§ Data block

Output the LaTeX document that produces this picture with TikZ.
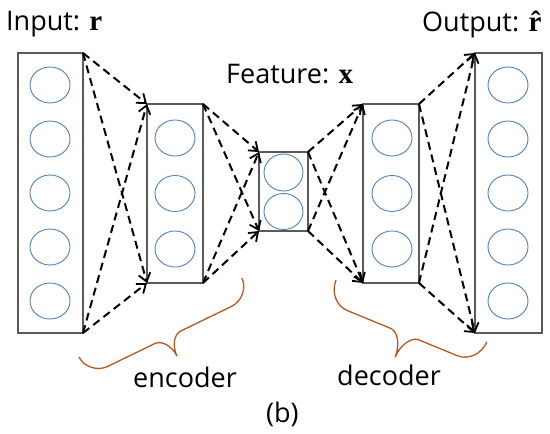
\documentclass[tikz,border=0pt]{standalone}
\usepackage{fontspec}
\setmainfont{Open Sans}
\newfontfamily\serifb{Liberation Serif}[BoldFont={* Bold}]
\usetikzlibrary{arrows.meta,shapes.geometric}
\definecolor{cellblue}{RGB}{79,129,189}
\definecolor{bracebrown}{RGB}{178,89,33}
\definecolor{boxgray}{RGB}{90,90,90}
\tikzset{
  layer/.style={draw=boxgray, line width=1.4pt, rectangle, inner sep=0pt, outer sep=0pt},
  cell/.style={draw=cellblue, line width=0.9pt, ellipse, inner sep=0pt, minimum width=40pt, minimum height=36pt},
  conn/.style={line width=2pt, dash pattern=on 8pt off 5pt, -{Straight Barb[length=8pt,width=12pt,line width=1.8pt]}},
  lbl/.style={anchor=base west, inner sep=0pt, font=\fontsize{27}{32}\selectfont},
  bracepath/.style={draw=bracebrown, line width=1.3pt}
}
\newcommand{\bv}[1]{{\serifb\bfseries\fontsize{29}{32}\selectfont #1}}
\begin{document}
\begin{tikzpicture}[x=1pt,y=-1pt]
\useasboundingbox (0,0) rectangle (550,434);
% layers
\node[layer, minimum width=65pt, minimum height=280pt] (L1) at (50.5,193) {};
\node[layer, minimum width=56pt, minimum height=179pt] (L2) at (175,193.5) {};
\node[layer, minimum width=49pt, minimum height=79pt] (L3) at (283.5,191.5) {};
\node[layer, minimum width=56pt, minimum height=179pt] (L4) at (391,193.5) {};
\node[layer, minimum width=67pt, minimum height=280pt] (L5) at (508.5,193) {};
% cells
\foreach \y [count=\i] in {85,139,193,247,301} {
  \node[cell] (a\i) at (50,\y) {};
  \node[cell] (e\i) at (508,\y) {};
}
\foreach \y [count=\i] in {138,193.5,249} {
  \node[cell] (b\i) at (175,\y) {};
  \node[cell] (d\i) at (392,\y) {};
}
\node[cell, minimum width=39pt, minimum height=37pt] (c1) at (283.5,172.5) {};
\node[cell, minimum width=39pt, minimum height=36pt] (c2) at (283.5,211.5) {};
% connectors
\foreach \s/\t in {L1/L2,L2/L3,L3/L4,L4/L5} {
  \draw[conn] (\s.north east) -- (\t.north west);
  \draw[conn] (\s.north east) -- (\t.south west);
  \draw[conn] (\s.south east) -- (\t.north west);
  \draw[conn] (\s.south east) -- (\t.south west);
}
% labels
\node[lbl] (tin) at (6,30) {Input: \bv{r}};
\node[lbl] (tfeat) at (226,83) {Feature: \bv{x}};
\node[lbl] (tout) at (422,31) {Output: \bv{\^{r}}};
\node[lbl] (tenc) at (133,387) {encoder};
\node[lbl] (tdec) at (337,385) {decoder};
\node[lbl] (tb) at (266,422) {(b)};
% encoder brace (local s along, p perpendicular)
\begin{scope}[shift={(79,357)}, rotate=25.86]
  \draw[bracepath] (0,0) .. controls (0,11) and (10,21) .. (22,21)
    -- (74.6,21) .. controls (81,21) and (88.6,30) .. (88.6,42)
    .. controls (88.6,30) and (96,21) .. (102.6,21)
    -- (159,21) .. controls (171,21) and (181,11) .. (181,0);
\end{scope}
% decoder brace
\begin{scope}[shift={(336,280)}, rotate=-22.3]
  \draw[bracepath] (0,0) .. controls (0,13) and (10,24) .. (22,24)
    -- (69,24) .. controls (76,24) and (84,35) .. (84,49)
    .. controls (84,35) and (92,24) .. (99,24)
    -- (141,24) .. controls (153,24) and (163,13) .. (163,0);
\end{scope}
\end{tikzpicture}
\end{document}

§ Task to complete
Report only the number of lines in the listing that contain the word "Output".

§ Solution for this problem
2